=== GIVEN TASK ===
All the data must come back unchanged, except that pictures are left out.

=== INFORMATION SUPPLIED ===
☆ ☆ ☆

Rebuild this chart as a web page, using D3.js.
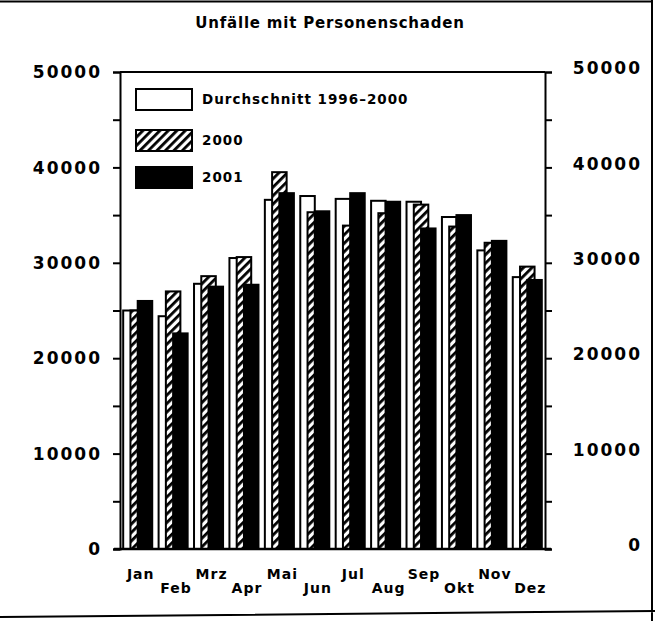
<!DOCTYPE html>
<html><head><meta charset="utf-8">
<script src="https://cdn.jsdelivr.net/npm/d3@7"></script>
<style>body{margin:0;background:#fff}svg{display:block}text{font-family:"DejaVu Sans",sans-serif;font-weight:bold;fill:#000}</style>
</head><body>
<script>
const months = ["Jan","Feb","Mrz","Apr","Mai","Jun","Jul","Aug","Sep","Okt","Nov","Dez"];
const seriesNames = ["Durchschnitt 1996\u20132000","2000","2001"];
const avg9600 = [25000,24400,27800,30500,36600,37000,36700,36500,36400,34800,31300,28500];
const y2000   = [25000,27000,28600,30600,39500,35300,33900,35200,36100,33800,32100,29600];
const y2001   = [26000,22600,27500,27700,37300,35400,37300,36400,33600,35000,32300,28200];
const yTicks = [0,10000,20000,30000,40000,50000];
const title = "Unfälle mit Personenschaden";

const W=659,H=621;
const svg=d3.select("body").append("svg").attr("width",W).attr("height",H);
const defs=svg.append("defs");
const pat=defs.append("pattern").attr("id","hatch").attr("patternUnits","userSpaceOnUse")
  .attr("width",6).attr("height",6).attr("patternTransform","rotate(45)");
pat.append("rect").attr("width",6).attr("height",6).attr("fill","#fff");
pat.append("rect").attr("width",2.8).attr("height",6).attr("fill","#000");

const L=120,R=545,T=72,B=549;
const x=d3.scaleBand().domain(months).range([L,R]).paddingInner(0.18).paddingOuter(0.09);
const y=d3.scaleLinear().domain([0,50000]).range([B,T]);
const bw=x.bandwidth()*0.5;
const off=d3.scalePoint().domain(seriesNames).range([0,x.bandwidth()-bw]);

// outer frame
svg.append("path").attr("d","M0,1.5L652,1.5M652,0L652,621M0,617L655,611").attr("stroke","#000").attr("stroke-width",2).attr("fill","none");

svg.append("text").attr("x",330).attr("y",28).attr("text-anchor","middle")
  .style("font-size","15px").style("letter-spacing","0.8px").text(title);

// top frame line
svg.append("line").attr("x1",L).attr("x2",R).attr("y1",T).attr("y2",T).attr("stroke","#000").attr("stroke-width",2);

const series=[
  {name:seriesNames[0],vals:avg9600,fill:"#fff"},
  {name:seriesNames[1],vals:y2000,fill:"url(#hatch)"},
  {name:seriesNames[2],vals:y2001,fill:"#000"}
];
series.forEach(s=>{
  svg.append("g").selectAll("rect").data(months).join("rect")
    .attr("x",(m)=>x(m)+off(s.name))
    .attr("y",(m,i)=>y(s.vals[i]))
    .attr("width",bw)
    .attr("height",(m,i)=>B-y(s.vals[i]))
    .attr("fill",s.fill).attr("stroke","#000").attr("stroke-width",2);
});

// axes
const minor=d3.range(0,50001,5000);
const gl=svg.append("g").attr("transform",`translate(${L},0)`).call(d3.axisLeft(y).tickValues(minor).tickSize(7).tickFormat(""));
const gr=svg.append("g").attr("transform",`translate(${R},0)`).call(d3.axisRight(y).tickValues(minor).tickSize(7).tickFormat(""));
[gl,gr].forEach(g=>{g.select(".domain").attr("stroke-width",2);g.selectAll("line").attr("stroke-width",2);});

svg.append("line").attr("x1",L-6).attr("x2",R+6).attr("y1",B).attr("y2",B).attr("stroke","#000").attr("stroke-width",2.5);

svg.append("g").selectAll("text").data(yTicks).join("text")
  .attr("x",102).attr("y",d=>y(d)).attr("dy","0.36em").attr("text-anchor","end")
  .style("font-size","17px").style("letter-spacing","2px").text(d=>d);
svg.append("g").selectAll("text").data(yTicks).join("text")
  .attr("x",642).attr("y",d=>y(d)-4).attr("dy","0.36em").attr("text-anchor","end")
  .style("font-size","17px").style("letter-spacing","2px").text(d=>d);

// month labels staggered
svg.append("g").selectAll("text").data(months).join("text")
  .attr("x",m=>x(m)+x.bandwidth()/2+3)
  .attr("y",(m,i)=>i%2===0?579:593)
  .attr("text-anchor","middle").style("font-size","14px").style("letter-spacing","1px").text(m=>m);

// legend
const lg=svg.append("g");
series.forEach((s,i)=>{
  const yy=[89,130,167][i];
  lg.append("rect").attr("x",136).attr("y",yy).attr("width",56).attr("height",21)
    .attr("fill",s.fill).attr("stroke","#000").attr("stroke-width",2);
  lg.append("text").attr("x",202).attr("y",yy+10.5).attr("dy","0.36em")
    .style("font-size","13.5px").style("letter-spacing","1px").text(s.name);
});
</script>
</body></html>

☆ ☆ ☆

=== RESPONSE ===
Rebuild this chart as a web page, using D3.js.
<!DOCTYPE html>
<html><head><meta charset="utf-8">
<script src="https://cdn.jsdelivr.net/npm/d3@7"></script>
<style>body{margin:0;background:#fff}svg{display:block}text{font-family:"DejaVu Sans",sans-serif;font-weight:bold;fill:#000}</style>
</head><body>
<script>
const months = ["Jan","Feb","Mrz","Apr","Mai","Jun","Jul","Aug","Sep","Okt","Nov","Dez"];
const seriesNames = ["Durchschnitt 1996\u20132000","2000","2001"];
const avg9600 = [25000,24400,27800,30500,36600,37000,36700,36500,36400,34800,31300,28500];
const y2000   = [25000,27000,28600,30600,39500,35300,33900,35200,36100,33800,32100,29600];
const y2001   = [26000,22600,27500,27700,37300,35400,37300,36400,33600,35000,32300,28200];
const yTicks = [0,10000,20000,30000,40000,50000];
const title = "Unfälle mit Personenschaden";

const W=659,H=621;
const svg=d3.select("body").append("svg").attr("width",W).attr("height",H);
const defs=svg.append("defs");
const pat=defs.append("pattern").attr("id","hatch").attr("patternUnits","userSpaceOnUse")
  .attr("width",6).attr("height",6).attr("patternTransform","rotate(45)");
pat.append("rect").attr("width",6).attr("height",6).attr("fill","#fff");
pat.append("rect").attr("width",2.8).attr("height",6).attr("fill","#000");

const L=120,R=545,T=72,B=549;
const x=d3.scaleBand().domain(months).range([L,R]).paddingInner(0.18).paddingOuter(0.09);
const y=d3.scaleLinear().domain([0,50000]).range([B,T]);
const bw=x.bandwidth()*0.5;
const off=d3.scalePoint().domain(seriesNames).range([0,x.bandwidth()-bw]);

// outer frame
svg.append("path").attr("d","M0,1.5L652,1.5M652,0L652,621M0,617L655,611").attr("stroke","#000").attr("stroke-width",2).attr("fill","none");

svg.append("text").attr("x",330).attr("y",28).attr("text-anchor","middle")
  .style("font-size","15px").style("letter-spacing","0.8px").text(title);

// top frame line
svg.append("line").attr("x1",L).attr("x2",R).attr("y1",T).attr("y2",T).attr("stroke","#000").attr("stroke-width",2);

const series=[
  {name:seriesNames[0],vals:avg9600,fill:"#fff"},
  {name:seriesNames[1],vals:y2000,fill:"url(#hatch)"},
  {name:seriesNames[2],vals:y2001,fill:"#000"}
];
series.forEach(s=>{
  svg.append("g").selectAll("rect").data(months).join("rect")
    .attr("x",(m)=>x(m)+off(s.name))
    .attr("y",(m,i)=>y(s.vals[i]))
    .attr("width",bw)
    .attr("height",(m,i)=>B-y(s.vals[i]))
    .attr("fill",s.fill).attr("stroke","#000").attr("stroke-width",2);
});

// axes
const minor=d3.range(0,50001,5000);
const gl=svg.append("g").attr("transform",`translate(${L},0)`).call(d3.axisLeft(y).tickValues(minor).tickSize(7).tickFormat(""));
const gr=svg.append("g").attr("transform",`translate(${R},0)`).call(d3.axisRight(y).tickValues(minor).tickSize(7).tickFormat(""));
[gl,gr].forEach(g=>{g.select(".domain").attr("stroke-width",2);g.selectAll("line").attr("stroke-width",2);});

svg.append("line").attr("x1",L-6).attr("x2",R+6).attr("y1",B).attr("y2",B).attr("stroke","#000").attr("stroke-width",2.5);

svg.append("g").selectAll("text").data(yTicks).join("text")
  .attr("x",102).attr("y",d=>y(d)).attr("dy","0.36em").attr("text-anchor","end")
  .style("font-size","17px").style("letter-spacing","2px").text(d=>d);
svg.append("g").selectAll("text").data(yTicks).join("text")
  .attr("x",642).attr("y",d=>y(d)-4).attr("dy","0.36em").attr("text-anchor","end")
  .style("font-size","17px").style("letter-spacing","2px").text(d=>d);

// month labels staggered
svg.append("g").selectAll("text").data(months).join("text")
  .attr("x",m=>x(m)+x.bandwidth()/2+3)
  .attr("y",(m,i)=>i%2===0?579:593)
  .attr("text-anchor","middle").style("font-size","14px").style("letter-spacing","1px").text(m=>m);

// legend
const lg=svg.append("g");
series.forEach((s,i)=>{
  const yy=[89,130,167][i];
  lg.append("rect").attr("x",136).attr("y",yy).attr("width",56).attr("height",21)
    .attr("fill",s.fill).attr("stroke","#000").attr("stroke-width",2);
  lg.append("text").attr("x",202).attr("y",yy+10.5).attr("dy","0.36em")
    .style("font-size","13.5px").style("letter-spacing","1px").text(s.name);
});
</script>
</body></html>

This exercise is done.